The following example uses SVM-based classification. It uses essentially the same steps as the Decision Tree example. Some differences between the examples are as follows:
In this example, we set the SVM_CLASSIFIER
preference with CTX_DDL.CREATE_PREFERENCE
rather than setting it in CTX_CLS.TRAIN
. (You can do it either way.)
In this example, our category table includes category descriptions, unlike the category table in the Decision Tree example. (You can do it either way.)
CTX_CLS.TRAIN
takes fewer arguments than in the Decision Tree example, as rules are opaque to the user.
Perform the following steps to create a SVM-based supervised classification.
Create and populate the training document table
create table doc (id number primary key, text varchar2(2000)); insert into doc values(1,'1 2 3 4 5 6'); insert into doc values(2,'3 4 7 8 9 0'); insert into doc values(3,'a b c d e f'); insert into doc values(4,'g h i j k l m n o p q r'); insert into doc values(5,'g h i j k s t u v w x y z');
Create and populate the category table
create table testcategory ( doc_id number, cat_id number, cat_name varchar2(100) ); insert into testcategory values (1,1,'number'); insert into testcategory values (2,1,'number'); insert into testcategory values (3,2,'letter'); insert into testcategory values (4,2,'letter'); insert into testcategory values (5,2,'letter');
Create the CONTEXT index on the document table
In this case, we create the index without populating.

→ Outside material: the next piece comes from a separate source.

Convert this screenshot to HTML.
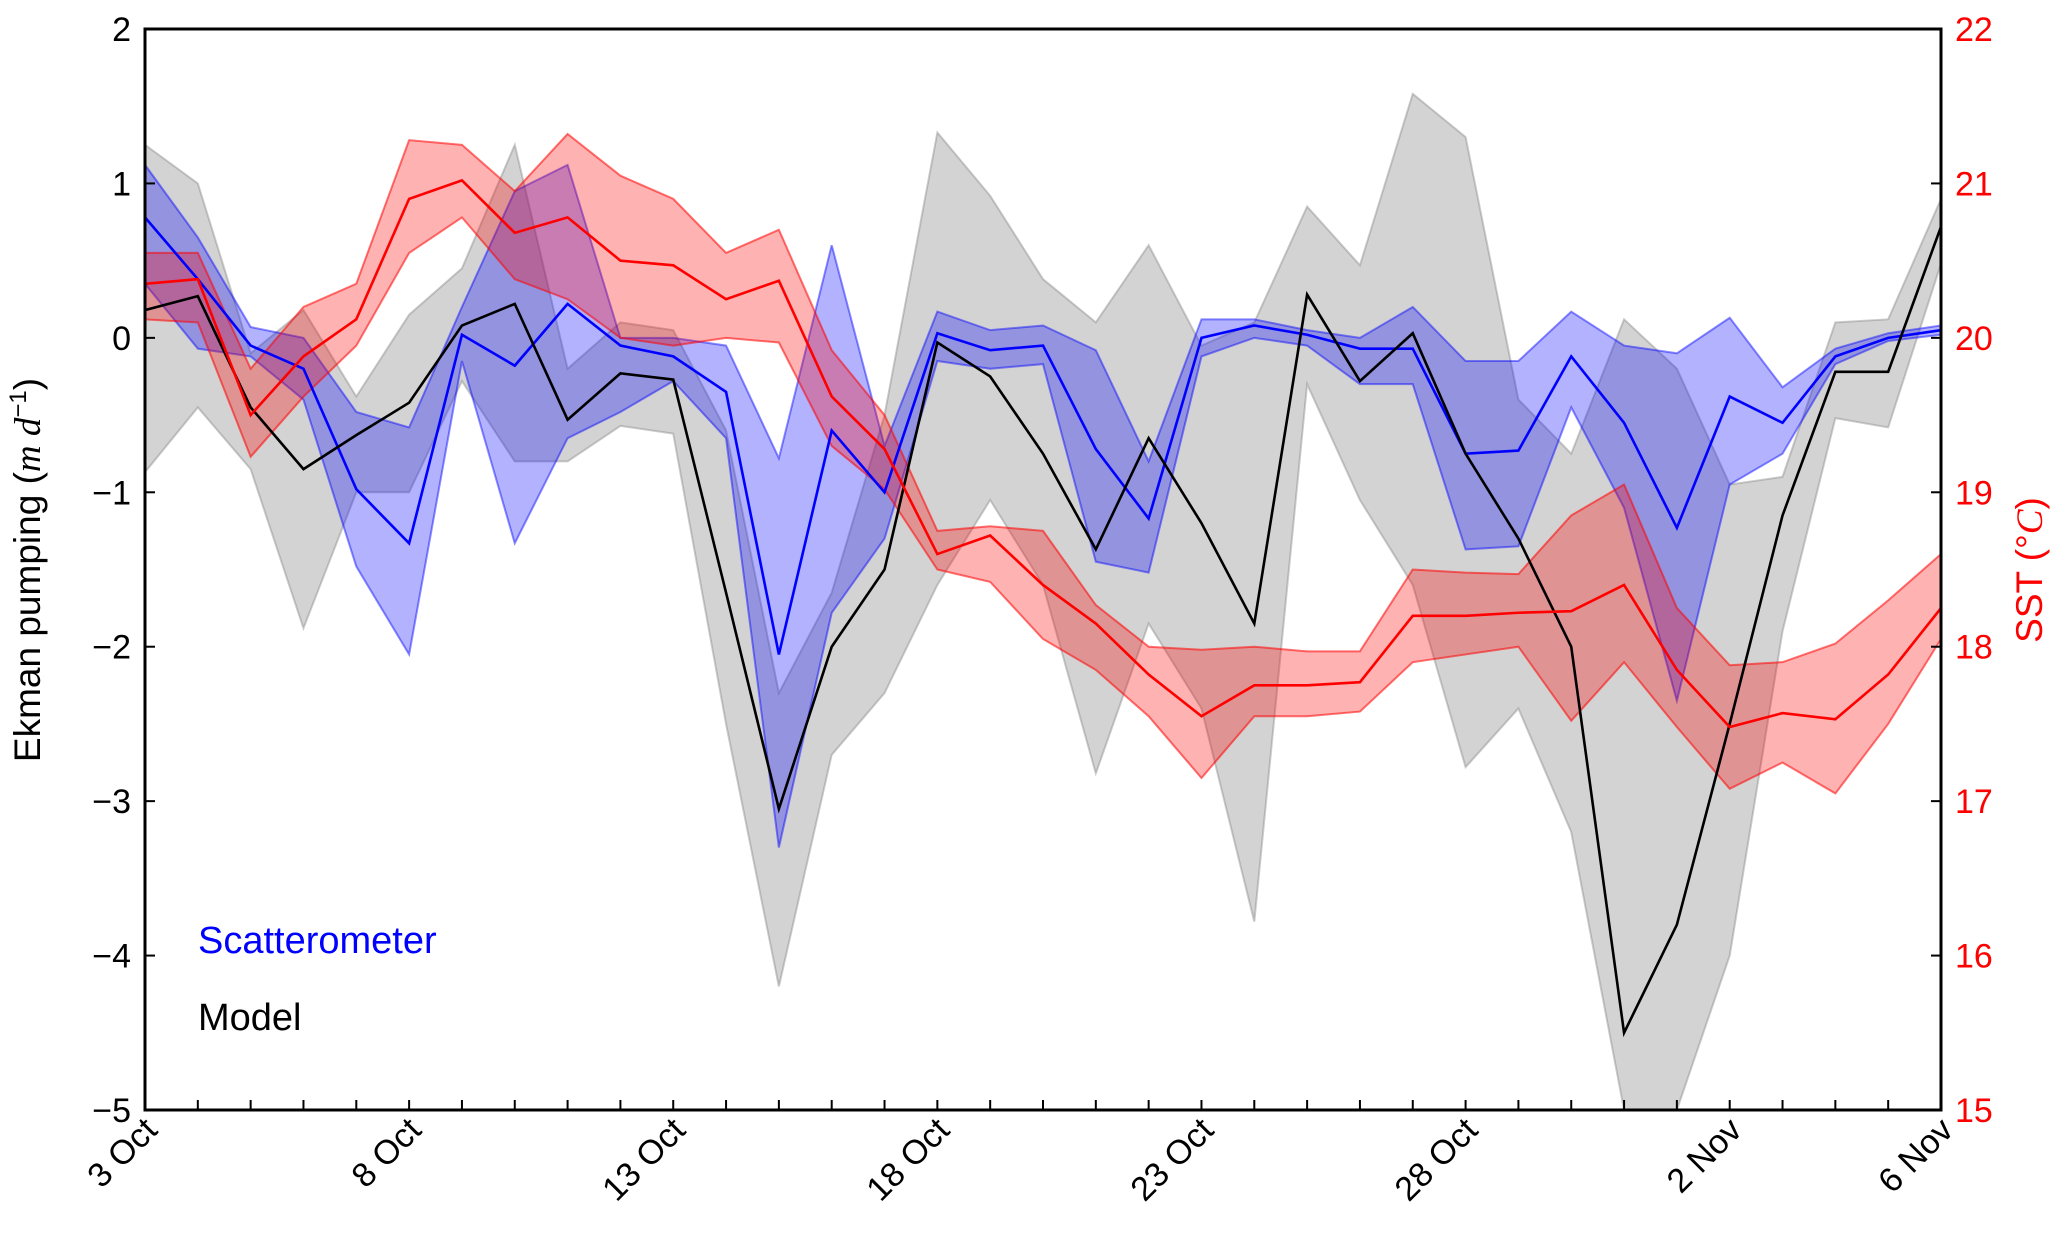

create index docx on doc(text) indextype is ctxsys.context parameters('nopopulate');
Set the SVM_CLASSIFIER
This can also be done in CTX.CLS_TRAIN
.
exec ctx_ddl.create_preference('my_classifier','SVM_CLASSIFIER'); exec ctx_ddl.set_attribute('my_classifier','MAX_FEATURES','100');
Create the result (rule) table
create table restab ( cat_id number, type number(3) not null, rule blob );
Perform the training
exec ctx_cls.train('docx', 'id','testcategory','doc_id','cat_id', 'restab','my_classifier');
Create a CTXRULE index on the rules table
exec ctx_ddl.create_preference('my_filter','NULL_FILTER'); create index restabx on restab (rule) indextype is ctxsys.ctxrule parameters ('filter my_filter classifier my_classifier');
Now we can classify two unknown documents:
select cat_id, match_score(1) from restab where matches(rule, '4 5 6',1)>50; select cat_id, match_score(1) from restab where matches(rule, 'f h j',1)>50; drop table doc; drop table testcategory; drop table restab; exec ctx_ddl.drop_preference('my_classifier'); exec ctx_ddl.drop_preference('my_filter');